Given instruction: Set down each record below precisely, skipping the pictures.

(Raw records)
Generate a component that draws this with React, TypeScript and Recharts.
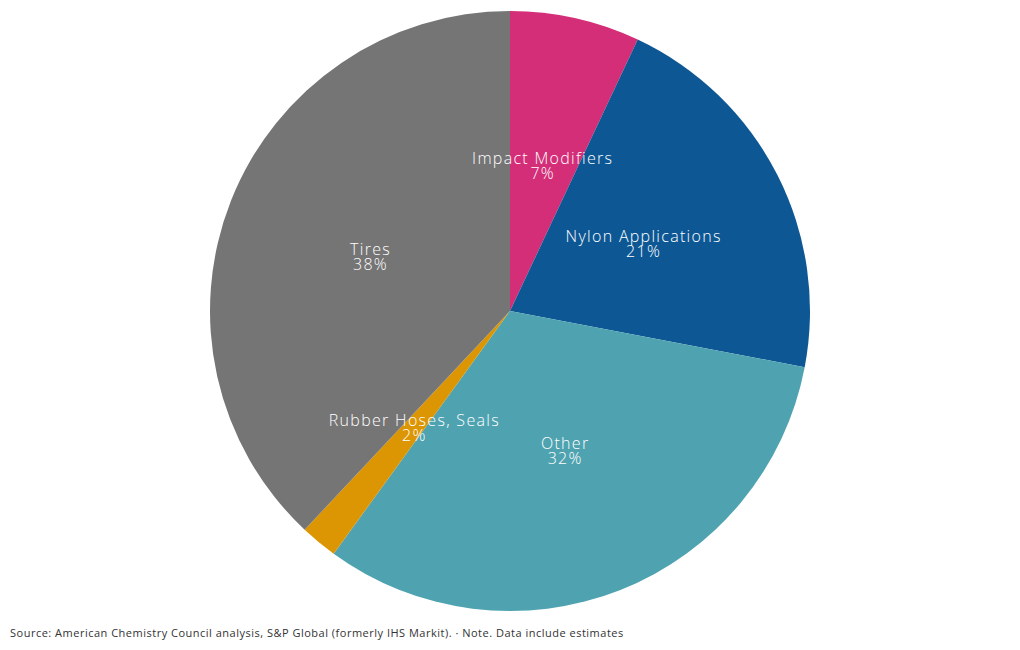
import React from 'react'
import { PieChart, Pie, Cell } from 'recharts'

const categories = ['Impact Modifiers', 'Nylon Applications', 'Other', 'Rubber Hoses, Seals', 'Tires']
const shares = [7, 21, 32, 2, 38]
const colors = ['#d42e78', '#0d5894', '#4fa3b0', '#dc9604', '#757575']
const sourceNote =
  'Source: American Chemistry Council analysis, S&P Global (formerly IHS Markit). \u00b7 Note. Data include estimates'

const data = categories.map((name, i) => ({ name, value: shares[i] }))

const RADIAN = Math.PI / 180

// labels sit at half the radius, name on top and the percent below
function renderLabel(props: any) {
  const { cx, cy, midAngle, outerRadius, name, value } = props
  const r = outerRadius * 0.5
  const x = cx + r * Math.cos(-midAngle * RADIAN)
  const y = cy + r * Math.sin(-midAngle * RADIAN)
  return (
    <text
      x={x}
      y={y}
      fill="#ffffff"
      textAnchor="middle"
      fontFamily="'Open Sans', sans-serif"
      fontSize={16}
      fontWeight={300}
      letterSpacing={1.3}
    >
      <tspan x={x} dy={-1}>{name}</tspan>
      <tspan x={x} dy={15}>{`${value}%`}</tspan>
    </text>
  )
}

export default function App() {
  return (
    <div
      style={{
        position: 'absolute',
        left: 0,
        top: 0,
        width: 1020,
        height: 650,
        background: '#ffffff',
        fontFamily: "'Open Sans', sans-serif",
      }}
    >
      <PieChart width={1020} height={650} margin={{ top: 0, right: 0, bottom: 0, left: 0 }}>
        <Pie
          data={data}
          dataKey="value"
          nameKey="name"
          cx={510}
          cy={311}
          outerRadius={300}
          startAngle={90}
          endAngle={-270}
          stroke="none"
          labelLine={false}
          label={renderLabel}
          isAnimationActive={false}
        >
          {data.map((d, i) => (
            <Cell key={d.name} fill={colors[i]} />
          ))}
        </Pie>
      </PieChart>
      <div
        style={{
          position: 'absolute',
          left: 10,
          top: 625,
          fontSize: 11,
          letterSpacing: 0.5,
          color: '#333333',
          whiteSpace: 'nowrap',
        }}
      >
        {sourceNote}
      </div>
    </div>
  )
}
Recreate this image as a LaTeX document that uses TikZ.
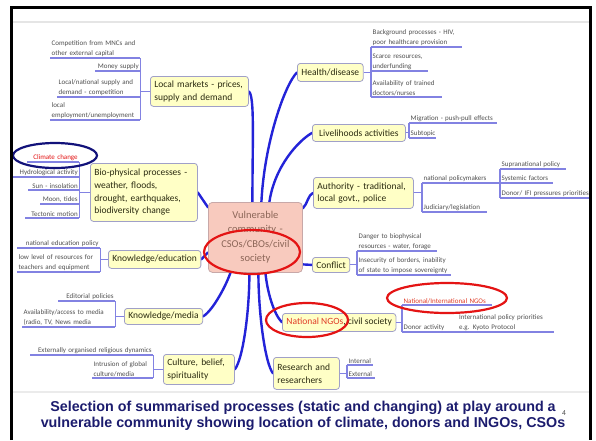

Full response:
Generate a component that draws this with React, TypeScript and Recharts.
import React from 'react'
import { PieChart, Pie, Cell } from 'recharts'

const categories = ['Impact Modifiers', 'Nylon Applications', 'Other', 'Rubber Hoses, Seals', 'Tires']
const shares = [7, 21, 32, 2, 38]
const colors = ['#d42e78', '#0d5894', '#4fa3b0', '#dc9604', '#757575']
const sourceNote =
  'Source: American Chemistry Council analysis, S&P Global (formerly IHS Markit). \u00b7 Note. Data include estimates'

const data = categories.map((name, i) => ({ name, value: shares[i] }))

const RADIAN = Math.PI / 180

// labels sit at half the radius, name on top and the percent below
function renderLabel(props: any) {
  const { cx, cy, midAngle, outerRadius, name, value } = props
  const r = outerRadius * 0.5
  const x = cx + r * Math.cos(-midAngle * RADIAN)
  const y = cy + r * Math.sin(-midAngle * RADIAN)
  return (
    <text
      x={x}
      y={y}
      fill="#ffffff"
      textAnchor="middle"
      fontFamily="'Open Sans', sans-serif"
      fontSize={16}
      fontWeight={300}
      letterSpacing={1.3}
    >
      <tspan x={x} dy={-1}>{name}</tspan>
      <tspan x={x} dy={15}>{`${value}%`}</tspan>
    </text>
  )
}

export default function App() {
  return (
    <div
      style={{
        position: 'absolute',
        left: 0,
        top: 0,
        width: 1020,
        height: 650,
        background: '#ffffff',
        fontFamily: "'Open Sans', sans-serif",
      }}
    >
      <PieChart width={1020} height={650} margin={{ top: 0, right: 0, bottom: 0, left: 0 }}>
        <Pie
          data={data}
          dataKey="value"
          nameKey="name"
          cx={510}
          cy={311}
          outerRadius={300}
          startAngle={90}
          endAngle={-270}
          stroke="none"
          labelLine={false}
          label={renderLabel}
          isAnimationActive={false}
        >
          {data.map((d, i) => (
            <Cell key={d.name} fill={colors[i]} />
          ))}
        </Pie>
      </PieChart>
      <div
        style={{
          position: 'absolute',
          left: 10,
          top: 625,
          fontSize: 11,
          letterSpacing: 0.5,
          color: '#333333',
          whiteSpace: 'nowrap',
        }}
      >
        {sourceNote}
      </div>
    </div>
  )
}
Recreate this image as a LaTeX document that uses TikZ.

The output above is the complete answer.